### DIRECTIONS
Can you output the material exactly as written, minus any pictures it holds?

### DATASET EXCERPT

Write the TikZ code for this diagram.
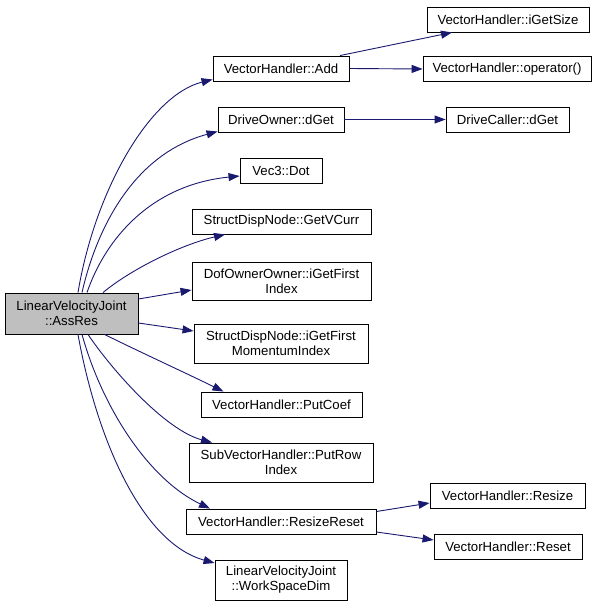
\documentclass[tikz,border=0pt]{standalone}
\usepackage{fontspec}
\setmainfont{Liberation Sans}
\usetikzlibrary{arrows.meta}
\definecolor{edgecol}{HTML}{191970}
\definecolor{maingray}{HTML}{BFBFBF}
\begin{document}
\begin{tikzpicture}[x=1pt,y=-1pt,
 box/.style={draw=black, line width=0.9pt, rectangle, inner sep=0pt, align=center,
   font=\fontsize{13.2}{15}\selectfont, fill=white, minimum height=25pt},
 edge/.style={draw=edgecol, line width=0.9pt, -{Triangle[length=11pt,width=8pt]}}]
\useasboundingbox (0,0) rectangle (597,605);
\node[box, minimum width=133pt, minimum height=41pt, fill=maingray] (main) at (71.5,313.5) {LinearVelocityJoint\\::AssRes};
\node[box, minimum width=136pt] (add) at (281,68.5) {VectorHandler::Add};
\node[box, minimum width=162pt] (iget) at (508,19.5) {VectorHandler::iGetSize};
\node[box, minimum width=168pt] (oper) at (507,69) {VectorHandler::operator()};
\node[box, minimum width=126pt] (dget) at (281,119.5) {DriveOwner::dGet};
\node[box, minimum width=123pt] (dcall) at (507.5,119.5) {DriveCaller::dGet};
\node[box, minimum width=82pt] (dot) at (281,170.5) {Vec3::Dot};
\node[box, minimum width=179pt] (gvc) at (281.5,221.5) {StructDispNode::GetVCurr};
\node[box, minimum width=179pt, minimum height=38pt] (dof) at (281.5,281) {DofOwnerOwner::iGetFirst\\Index};
\node[box, minimum width=174pt, minimum height=39pt] (sdn) at (281,343.5) {StructDispNode::iGetFirst\\MomentumIndex};
\node[box, minimum width=161pt] (putc) at (281.5,404.5) {VectorHandler::PutCoef};
\node[box, minimum width=184pt, minimum height=39pt] (prow) at (281,462.5) {SubVectorHandler::PutRow\\Index};
\node[box, minimum width=190pt] (rr) at (281,521.5) {VectorHandler::ResizeReset};
\node[box, minimum width=155pt] (resize) at (507.5,495.5) {VectorHandler::Resize};
\node[box, minimum width=148pt] (reset) at (508,546.5) {VectorHandler::Reset};
\node[box, minimum width=132pt, minimum height=40pt] (wsd) at (281,580) {LinearVelocityJoint\\::WorkSpaceDim};

\draw[edge] ([xshift=6.5pt]main.north) .. controls (95,190) and (150,95) .. ([yshift=-11pt]add.west);
\draw[edge] ([xshift=10.5pt]main.north) .. controls (95,235) and (130,155) .. ([yshift=-12pt]dget.west);
\draw[edge] ([xshift=15.5pt]main.north) .. controls (105,240) and (150,185) .. ([yshift=-5.5pt]dot.west);
\draw[edge] ([xshift=31.5pt]main.north) .. controls (130,270) and (180,245) .. ([xshift=-56.5pt]gvc.south);
\draw[edge] ([yshift=14.5pt]main.east) -- ([yshift=-9pt]dof.west);
\draw[edge] ([yshift=-9.5pt]main.east) -- ([yshift=12.5pt]sdn.west);
\draw[edge] ([xshift=33pt]main.south) .. controls (140,352) and (190,375) .. ([xshift=-58pt]putc.north);
\draw[edge] ([xshift=16.5pt]main.south) .. controls (112,370) and (165,430) .. ([xshift=-69pt]prow.north);
\draw[edge] ([xshift=10.5pt]main.south) .. controls (103,410) and (150,480) .. ([xshift=-71pt]rr.north);
\draw[edge] ([xshift=6.5pt]main.south) .. controls (97,440) and (142,543) .. ([yshift=17pt]wsd.west);
\draw[edge] ([xshift=59pt]add.north) -- ([xshift=-56pt]iget.south);
\draw[edge] (add.east) -- (oper.west);
\draw[edge] (dget.east) -- (dcall.west);
\draw[edge] ([yshift=10pt]rr.east) -- ([yshift=-7.5pt]resize.west);
\draw[edge] ([yshift=-10.5pt]rr.east) -- ([yshift=6.5pt]reset.west);
\end{tikzpicture}
\end{document}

### ANSWER TO THE PROBLEM
Write the TikZ code for this diagram.
\documentclass[tikz,border=0pt]{standalone}
\usepackage{fontspec}
\setmainfont{Liberation Sans}
\usetikzlibrary{arrows.meta}
\definecolor{edgecol}{HTML}{191970}
\definecolor{maingray}{HTML}{BFBFBF}
\begin{document}
\begin{tikzpicture}[x=1pt,y=-1pt,
 box/.style={draw=black, line width=0.9pt, rectangle, inner sep=0pt, align=center,
   font=\fontsize{13.2}{15}\selectfont, fill=white, minimum height=25pt},
 edge/.style={draw=edgecol, line width=0.9pt, -{Triangle[length=11pt,width=8pt]}}]
\useasboundingbox (0,0) rectangle (597,605);
\node[box, minimum width=133pt, minimum height=41pt, fill=maingray] (main) at (71.5,313.5) {LinearVelocityJoint\\::AssRes};
\node[box, minimum width=136pt] (add) at (281,68.5) {VectorHandler::Add};
\node[box, minimum width=162pt] (iget) at (508,19.5) {VectorHandler::iGetSize};
\node[box, minimum width=168pt] (oper) at (507,69) {VectorHandler::operator()};
\node[box, minimum width=126pt] (dget) at (281,119.5) {DriveOwner::dGet};
\node[box, minimum width=123pt] (dcall) at (507.5,119.5) {DriveCaller::dGet};
\node[box, minimum width=82pt] (dot) at (281,170.5) {Vec3::Dot};
\node[box, minimum width=179pt] (gvc) at (281.5,221.5) {StructDispNode::GetVCurr};
\node[box, minimum width=179pt, minimum height=38pt] (dof) at (281.5,281) {DofOwnerOwner::iGetFirst\\Index};
\node[box, minimum width=174pt, minimum height=39pt] (sdn) at (281,343.5) {StructDispNode::iGetFirst\\MomentumIndex};
\node[box, minimum width=161pt] (putc) at (281.5,404.5) {VectorHandler::PutCoef};
\node[box, minimum width=184pt, minimum height=39pt] (prow) at (281,462.5) {SubVectorHandler::PutRow\\Index};
\node[box, minimum width=190pt] (rr) at (281,521.5) {VectorHandler::ResizeReset};
\node[box, minimum width=155pt] (resize) at (507.5,495.5) {VectorHandler::Resize};
\node[box, minimum width=148pt] (reset) at (508,546.5) {VectorHandler::Reset};
\node[box, minimum width=132pt, minimum height=40pt] (wsd) at (281,580) {LinearVelocityJoint\\::WorkSpaceDim};

\draw[edge] ([xshift=6.5pt]main.north) .. controls (95,190) and (150,95) .. ([yshift=-11pt]add.west);
\draw[edge] ([xshift=10.5pt]main.north) .. controls (95,235) and (130,155) .. ([yshift=-12pt]dget.west);
\draw[edge] ([xshift=15.5pt]main.north) .. controls (105,240) and (150,185) .. ([yshift=-5.5pt]dot.west);
\draw[edge] ([xshift=31.5pt]main.north) .. controls (130,270) and (180,245) .. ([xshift=-56.5pt]gvc.south);
\draw[edge] ([yshift=14.5pt]main.east) -- ([yshift=-9pt]dof.west);
\draw[edge] ([yshift=-9.5pt]main.east) -- ([yshift=12.5pt]sdn.west);
\draw[edge] ([xshift=33pt]main.south) .. controls (140,352) and (190,375) .. ([xshift=-58pt]putc.north);
\draw[edge] ([xshift=16.5pt]main.south) .. controls (112,370) and (165,430) .. ([xshift=-69pt]prow.north);
\draw[edge] ([xshift=10.5pt]main.south) .. controls (103,410) and (150,480) .. ([xshift=-71pt]rr.north);
\draw[edge] ([xshift=6.5pt]main.south) .. controls (97,440) and (142,543) .. ([yshift=17pt]wsd.west);
\draw[edge] ([xshift=59pt]add.north) -- ([xshift=-56pt]iget.south);
\draw[edge] (add.east) -- (oper.west);
\draw[edge] (dget.east) -- (dcall.west);
\draw[edge] ([yshift=10pt]rr.east) -- ([yshift=-7.5pt]resize.west);
\draw[edge] ([yshift=-10.5pt]rr.east) -- ([yshift=6.5pt]reset.west);
\end{tikzpicture}
\end{document}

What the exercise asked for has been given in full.